> **What to produce**
Print the entries below word for word; the pictures stay out of your copy.

> **Material provided**

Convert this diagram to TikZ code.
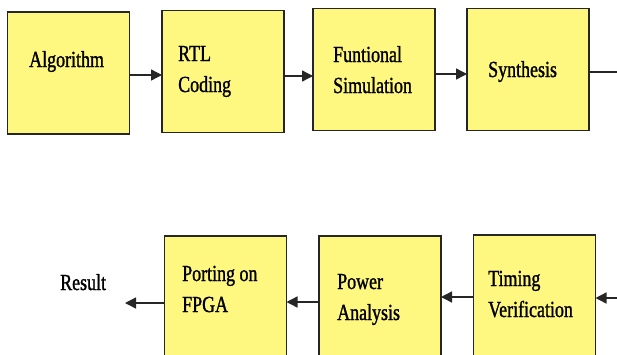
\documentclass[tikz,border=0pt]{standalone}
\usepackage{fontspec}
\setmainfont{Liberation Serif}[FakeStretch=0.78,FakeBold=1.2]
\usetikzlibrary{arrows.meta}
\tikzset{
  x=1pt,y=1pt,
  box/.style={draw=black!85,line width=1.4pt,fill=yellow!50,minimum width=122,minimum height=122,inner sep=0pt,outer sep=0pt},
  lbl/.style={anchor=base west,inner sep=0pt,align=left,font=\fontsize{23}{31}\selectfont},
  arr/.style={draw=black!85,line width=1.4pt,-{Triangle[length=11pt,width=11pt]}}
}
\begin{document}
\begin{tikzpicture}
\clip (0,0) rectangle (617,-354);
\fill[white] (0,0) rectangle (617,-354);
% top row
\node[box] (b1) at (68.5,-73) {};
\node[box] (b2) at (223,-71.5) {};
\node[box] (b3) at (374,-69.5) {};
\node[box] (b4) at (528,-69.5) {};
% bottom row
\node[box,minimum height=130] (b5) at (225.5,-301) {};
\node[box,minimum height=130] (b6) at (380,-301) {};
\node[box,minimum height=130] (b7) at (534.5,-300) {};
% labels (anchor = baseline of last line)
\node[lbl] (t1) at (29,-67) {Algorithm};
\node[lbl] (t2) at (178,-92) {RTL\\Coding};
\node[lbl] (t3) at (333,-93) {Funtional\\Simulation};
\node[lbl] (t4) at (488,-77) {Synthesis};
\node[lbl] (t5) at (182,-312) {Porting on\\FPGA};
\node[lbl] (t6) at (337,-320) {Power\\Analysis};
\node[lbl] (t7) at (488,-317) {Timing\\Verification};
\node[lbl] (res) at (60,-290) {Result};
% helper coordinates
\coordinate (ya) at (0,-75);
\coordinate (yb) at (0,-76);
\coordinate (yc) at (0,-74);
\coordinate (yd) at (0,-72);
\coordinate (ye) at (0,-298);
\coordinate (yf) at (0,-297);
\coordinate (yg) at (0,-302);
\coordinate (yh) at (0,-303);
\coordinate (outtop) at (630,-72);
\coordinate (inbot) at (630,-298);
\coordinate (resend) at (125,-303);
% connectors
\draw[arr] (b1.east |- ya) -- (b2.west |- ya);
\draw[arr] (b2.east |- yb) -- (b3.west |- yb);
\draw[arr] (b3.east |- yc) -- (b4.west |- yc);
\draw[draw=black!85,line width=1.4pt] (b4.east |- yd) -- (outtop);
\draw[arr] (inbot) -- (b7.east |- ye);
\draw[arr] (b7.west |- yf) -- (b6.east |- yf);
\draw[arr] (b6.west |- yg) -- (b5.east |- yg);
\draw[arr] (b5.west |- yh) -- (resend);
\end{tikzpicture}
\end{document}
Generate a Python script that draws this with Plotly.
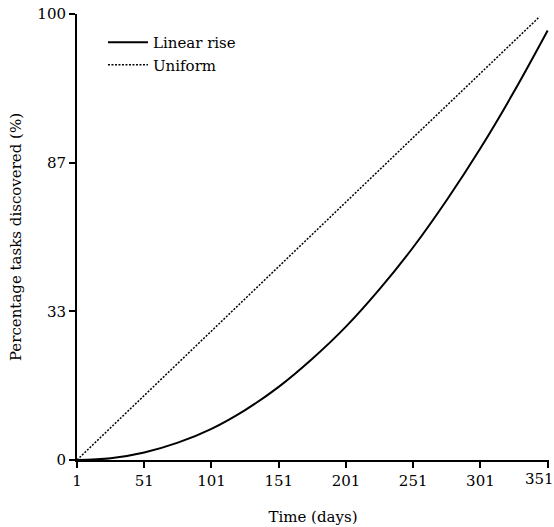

> **Written response**
Convert this diagram to TikZ code.
\documentclass[tikz,border=0pt]{standalone}
\usepackage{fontspec}
\setmainfont{Liberation Serif}[FakeStretch=0.78,FakeBold=1.2]
\usetikzlibrary{arrows.meta}
\tikzset{
  x=1pt,y=1pt,
  box/.style={draw=black!85,line width=1.4pt,fill=yellow!50,minimum width=122,minimum height=122,inner sep=0pt,outer sep=0pt},
  lbl/.style={anchor=base west,inner sep=0pt,align=left,font=\fontsize{23}{31}\selectfont},
  arr/.style={draw=black!85,line width=1.4pt,-{Triangle[length=11pt,width=11pt]}}
}
\begin{document}
\begin{tikzpicture}
\clip (0,0) rectangle (617,-354);
\fill[white] (0,0) rectangle (617,-354);
% top row
\node[box] (b1) at (68.5,-73) {};
\node[box] (b2) at (223,-71.5) {};
\node[box] (b3) at (374,-69.5) {};
\node[box] (b4) at (528,-69.5) {};
% bottom row
\node[box,minimum height=130] (b5) at (225.5,-301) {};
\node[box,minimum height=130] (b6) at (380,-301) {};
\node[box,minimum height=130] (b7) at (534.5,-300) {};
% labels (anchor = baseline of last line)
\node[lbl] (t1) at (29,-67) {Algorithm};
\node[lbl] (t2) at (178,-92) {RTL\\Coding};
\node[lbl] (t3) at (333,-93) {Funtional\\Simulation};
\node[lbl] (t4) at (488,-77) {Synthesis};
\node[lbl] (t5) at (182,-312) {Porting on\\FPGA};
\node[lbl] (t6) at (337,-320) {Power\\Analysis};
\node[lbl] (t7) at (488,-317) {Timing\\Verification};
\node[lbl] (res) at (60,-290) {Result};
% helper coordinates
\coordinate (ya) at (0,-75);
\coordinate (yb) at (0,-76);
\coordinate (yc) at (0,-74);
\coordinate (yd) at (0,-72);
\coordinate (ye) at (0,-298);
\coordinate (yf) at (0,-297);
\coordinate (yg) at (0,-302);
\coordinate (yh) at (0,-303);
\coordinate (outtop) at (630,-72);
\coordinate (inbot) at (630,-298);
\coordinate (resend) at (125,-303);
% connectors
\draw[arr] (b1.east |- ya) -- (b2.west |- ya);
\draw[arr] (b2.east |- yb) -- (b3.west |- yb);
\draw[arr] (b3.east |- yc) -- (b4.west |- yc);
\draw[draw=black!85,line width=1.4pt] (b4.east |- yd) -- (outtop);
\draw[arr] (inbot) -- (b7.east |- ye);
\draw[arr] (b7.west |- yf) -- (b6.east |- yf);
\draw[arr] (b6.west |- yg) -- (b5.east |- yg);
\draw[arr] (b5.west |- yh) -- (resend);
\end{tikzpicture}
\end{document}
Generate a Python script that draws this with Plotly.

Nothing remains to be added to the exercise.